Pres. Obama actually made a valid point in his commencement address at the University of Michigan  about listening to opposing viewpoints:
Still, if you’re somebody who only reads the editorial page of The New York Times, try glancing at the page of The Wall Street Journal once in a while. If you’re a fan of Glenn Beck or Rush Limbaugh, try reading a few columns on the Huffington Post website. It may make your blood boil; your mind may not be changed. But the practice of listening to opposing views is essential for effective citizenship.A year ago I read the "Conscience of a Liberal" by Paul Krugman and so I figured it was time for another dose of opposing views.

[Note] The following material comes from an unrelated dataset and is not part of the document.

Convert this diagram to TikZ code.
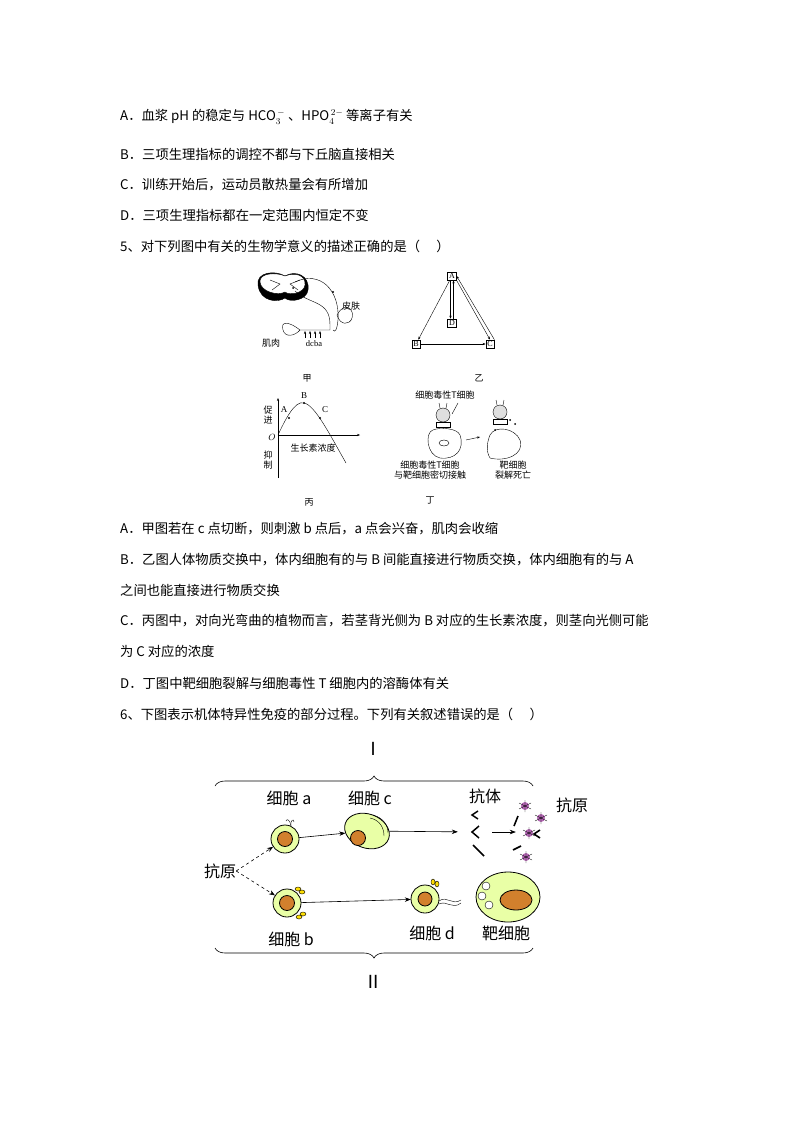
\documentclass[tikz,border=0pt]{standalone}
\usepackage{fontspec}
\setmainfont{Liberation Serif}
\newfontfamily\cjk{Noto Sans CJK SC}
\usetikzlibrary{arrows.meta,decorations.pathreplacing,shapes.geometric}
\begin{document}
\begin{tikzpicture}[x=1pt,y=-1pt,
  txt/.style={anchor=west,inner sep=0,font=\cjk\fontsize{13.3}{15}\selectfont},
  sm/.style={inner sep=0,font=\cjk\fontsize{9}{10.5}\selectfont},
  big/.style={inner sep=0,font=\cjk\fontsize{16}{18}\selectfont},
  bx/.style={draw,inner sep=1.5pt,font=\fontsize{8}{9}\selectfont},
  cell/.style={draw,thick,fill=green!25!yellow!35},
  nuc/.style={draw,thick,fill=brown!70!orange},
  ar/.style={-{Stealth[length=6pt]},semithick},
  sa/.style={-{Stealth[length=3pt]},thin}]
\useasboundingbox (0,0) rectangle (794,1123);
\node[txt] (t1) at (120,117) {A．血浆 pH 的稳定与 HCO$_3^{\,-}$ 、HPO$_4^{\,2-}$ 等离子有关};
\node[txt] (t2) at (120,154) {B．三项生理指标的调控不都与下丘脑直接相关};
\node[txt] (t3) at (120,185) {C．训练开始后，运动员散热量会有所增加};
\node[txt] (t4) at (120,215) {D．三项生理指标都在一定范围内恒定不变};
\node[txt] (t5) at (120,246) {5、对下列图中有关的生物学意义的描述正确的是（\quad\ ）};
\node[txt] (t6) at (120,529) {A．甲图若在 c 点切断，则刺激 b 点后，a 点会兴奋，肌肉会收缩};
\node[txt] (t7) at (120,560) {B．乙图人体物质交换中，体内细胞有的与 B 间能直接进行物质交换，体内细胞有的与 A};
\node[txt] (t8) at (120,590) {之间也能直接进行物质交换};
\node[txt] (t9) at (120,621) {C．丙图中，对向光弯曲的植物而言，若茎背光侧为 B 对应的生长素浓度，则茎向光侧可能};
\node[txt] (t10) at (120,651) {为 C 对应的浓度};
\node[txt] (t11) at (120,683) {D．丁图中靶细胞裂解与细胞毒性 T 细胞内的溶酶体有关};
\node[txt] (t12) at (120,714) {6、下图表示机体特异性免疫的部分过程。下列有关叙述错误的是（\quad\ ）};
% 甲
\draw[fill=black] (258,285) .. controls (256,272) and (275,270) .. (285,276) .. controls (295,270) and (310,275) .. (308,290) .. controls (307,300) and (290,303) .. (285,298) .. controls (278,303) and (260,302) .. (258,285);
\draw[fill=white] (260,282) .. controls (259,273) and (276,272) .. (285,276) .. controls (295,272) and (306,275) .. (305,285) .. controls (304,293) and (290,296) .. (285,292) .. controls (278,296) and (261,292) .. (260,282);
\draw (270,280) -- (280,284) -- (272,290) (300,280) -- (290,284) -- (298,290);
\fill (293,288) circle (1pt) (333,292) circle (1.2pt);
\draw (295,282) .. controls (320,270) and (340,290) .. (338,320) .. controls (337,330) and (335,333) .. (333,330);
\draw (295,291) .. controls (310,305) and (330,300) .. (330,325) -- (330,330) -- (300,330);
\draw (337,315) .. controls (345,300) and (355,310) .. (352,318) .. controls (350,325) and (340,326) .. (337,315);
\draw (300,330) .. controls (290,322) and (280,320) .. (283,330) .. controls (285,338) and (295,336) .. (300,330);
\foreach \x in {305,310,315,320}{\draw[sa] (\x,338) -- (\x,331);}
\node[sm] (jr) at (271,343) {肌肉};
\node[inner sep=0,font=\fontsize{8.5}{9}\selectfont] (dcba) at (314,344) {dcba};
\node[sm] (pf) at (351,306) {皮肤};
\node[sm] (jia) at (307,378) {甲};
% 乙
\node[bx] (A) at (452,276) {A};
\node[bx] (D) at (452,323) {D};
\node[bx] (B) at (416,344) {B};
\node[bx] (C) at (490,344) {C};
\draw[sa] (A) -- (B);
\draw[sa] (B) -- (C);
\draw[sa] ([xshift=-1.5pt]A.south) -- ([xshift=-1.5pt]D.north);
\draw[sa] ([xshift=1.5pt]D.north) -- ([xshift=1.5pt]A.south);
\draw[sa] (A.south east) -- (C.north);
\draw[sa] (C.north east) -- (A.east);
\node[sm] (yi) at (479,378) {乙};
% 丙
\coordinate (O) at (278,435);
\draw[sa] (278,478) -- (278,398);
\draw[sa] (O) -- (360,435);
\draw (O) .. controls (285,420) and (295,400) .. (304,403) .. controls (315,405) and (330,435) .. (346,463);
\fill (289,418) circle (1.2pt) (304,403) circle (1.2pt) (320,418) circle (1.2pt);
\node[inner sep=0,font=\fontsize{9}{9}\selectfont] (la) at (284,410) {A};
\node[inner sep=0,font=\fontsize{9}{9}\selectfont] (lb) at (304,396) {B};
\node[inner sep=0,font=\fontsize{9}{9}\selectfont] (lc) at (325,410) {C};
\node[inner sep=0,font=\itshape\fontsize{9}{9}\selectfont] (lo) at (272,437) {$O$};
\node[sm,align=center] (cj) at (268,415) {促\\进};
\node[sm,align=center] (yz) at (268,460) {抑\\制};
\node[sm] (szs) at (313,448) {生长素浓度};
\node[sm] (bing) at (309,502) {丙};
% 丁
\node[sm] (tc) at (445,395) {细胞毒性T细胞};
\draw[fill=gray!25] (443,415) circle (7);
\draw (440,408) -- (439,403) (446,408) -- (447,403);
\draw (436,422) rectangle (450,427);
\draw (452,414) -- (458,403);
\draw (433,430) .. controls (425,432) and (426,455) .. (440,458) .. controls (455,460) and (465,450) .. (460,435) .. controls (457,428) and (440,427) .. (433,430);
\draw (444,443) ellipse (5 and 3);
\draw[sa] (466,440) -- (480,437);
\draw[fill=gray!25] (500,412) circle (7);
\draw (497,405) -- (496,400) (503,405) -- (504,400);
\draw (493,419) rectangle (507,424);
\draw (490,435) .. controls (495,425) and (515,428) .. (520,440) .. controls (525,455) and (505,462) .. (490,458) .. controls (485,450) and (488,440) .. (490,435);
\fill (510,420) circle (1) (515,424) circle (1) (495,430) circle (1);
\node[sm,align=center] (tcm) at (430,470) {细胞毒性T细胞\\与靶细胞密切接触};
\node[sm,align=center] (bxb) at (513,470) {靶细胞\\裂解死亡};
\node[sm] (ding) at (430,500) {丁};
% Figure 6
\draw[semithick,decorate,decoration={brace,amplitude=10pt}] (215,786) -- (533,786);
\node[big,font=\cjk\fontsize{18}{18}\selectfont] (I) at (373,749) {Ⅰ};
\draw[semithick,decorate,decoration={brace,amplitude=10pt,mirror}] (215,948) -- (533,948);
\node[big,font=\cjk\fontsize{18}{18}\selectfont] (II) at (373,982) {Ⅱ};
\node[big] (ky) at (220,871) {抗原};
\node[big] (xa) at (289,798) {细胞 a};
\node[big] (xc) at (370,798) {细胞 c};
\node[big] (kt) at (485,796) {抗体};
\node[big] (ky2) at (572,805) {抗原};
\node[big] (xb) at (291,939) {细胞 b};
\node[big] (xd) at (432,933) {细胞 d};
\node[big] (bx) at (506,933) {靶细胞};
\draw[cell] (285,839) circle (14);
\node[nuc,circle,minimum size=15pt,inner sep=0] (na) at (285,839) {};
\node[circle,minimum size=28pt,inner sep=0] (cellA) at (285,839) {};
\draw (291,826) .. controls (290,820) and (294,818) .. (294,822);
\draw (291,826) .. controls (290,820) and (287,818) .. (286,821);
\node[cell,ellipse,minimum width=46pt,minimum height=34pt,rotate=-20] (cellC) at (367,831) {};
\node[nuc,circle,minimum size=15pt,inner sep=0] (nc) at (358,838) {};
\draw (370,818) .. controls (380,820) and (384,828) .. (384,836);
\draw (373,815) .. controls (384,818) and (388,826) .. (388,833);
\node[circle,minimum size=28pt,inner sep=0] (cellB) at (287,903) {};
\draw[cell] (287,903) circle (14);
\node[nuc,circle,minimum size=15pt,inner sep=0] (nb) at (287,903) {};
\draw[fill=yellow!80!orange] (298,889) ellipse (3 and 2) (302,892) ellipse (3 and 2) (299,917) ellipse (3 and 2) (303,914) ellipse (3 and 2);
\node[circle,minimum size=28pt,inner sep=0] (cellD) at (425,899) {};
\draw[cell] (425,899) circle (14);
\node[nuc,circle,minimum size=14pt,inner sep=0] (nd) at (425,899) {};
\draw[fill=yellow!80!orange] (433,882) ellipse (2 and 3) (437,884) ellipse (2 and 3);
\node[cell,ellipse,minimum width=64pt,minimum height=50pt] (tg) at (508,897) {};
\node[nuc,ellipse,minimum width=32pt,minimum height=20pt] (ntg) at (516,900) {};
\draw[fill=white] (486,886) circle (4) (482,896) circle (4) (489,905) circle (4);
\draw (439,901) .. controls (447,895) and (452,906) .. (461,900) (439,904) .. controls (447,900) and (452,910) .. (461,903);
\draw[line width=1.5pt] (478,811) -- (472,815) -- (478,819);
\draw[line width=1.5pt] (479,826) -- (472,832) -- (479,838);
\draw[line width=1.5pt] (473,845) -- (479,851) -- (484,856);
\node[inner sep=0,minimum width=34pt] (ktgrp) at (475,832) {};
\node[inner sep=0,minimum width=8pt] (agrp) at (520,832) {};
\foreach \p in {(525,806),(541,818),(529,833),(526,857)}{
  \fill[violet!60] \p circle (4);
  \draw[thin] \p ++(-6,-3) -- ++(12,6) \p ++(-6,3) -- ++(12,-6) \p ++(0,-6) -- ++(0,12);}
\draw[line width=1.6pt] (518,816) -- (514,826) (540,830) -- (534,834) -- (540,838) (513,850) -- (521,846);
\draw[ar] (cellA) -- (cellC);
\draw[ar] (cellC) -- (ktgrp);
\draw[ar] (ktgrp) -- (agrp);
\draw[ar] (cellB) -- (cellD);
\draw[ar,dashed] (ky.east) -- (cellA);
\draw[ar,dashed] (ky.east) -- (cellB);
\end{tikzpicture}
\end{document}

I was actually quite surprised by how much I enjoyed and agreed with Al Gore's book. He made a good case about the problems of politics in the U.S. today, presenting scientific studies and other information. He discussed the problem of special interests and how they manipulate the political conversation and agenda.
The problem that I had with this book is that after a convincing discourse on America's "assault on reason", it then proceeded to carry out an "assault on reason". The book waged a full attack on President Bush and Republicans. Everything they did was criminal. Not one mention was made of any crimes made by Democrats. "Reason" and civil discourse lead me to acknowledge the faults in my own thoughts and beliefs and recognize the good in opposing views.
Al Gore missed an opportunity to do this. I was surprised to actually make it half-way through the book before getting tired of the force-feeding of anti-Bushisms. I think the best way to summarize this book is "A spoon full of sugar helps the kool-aid go down".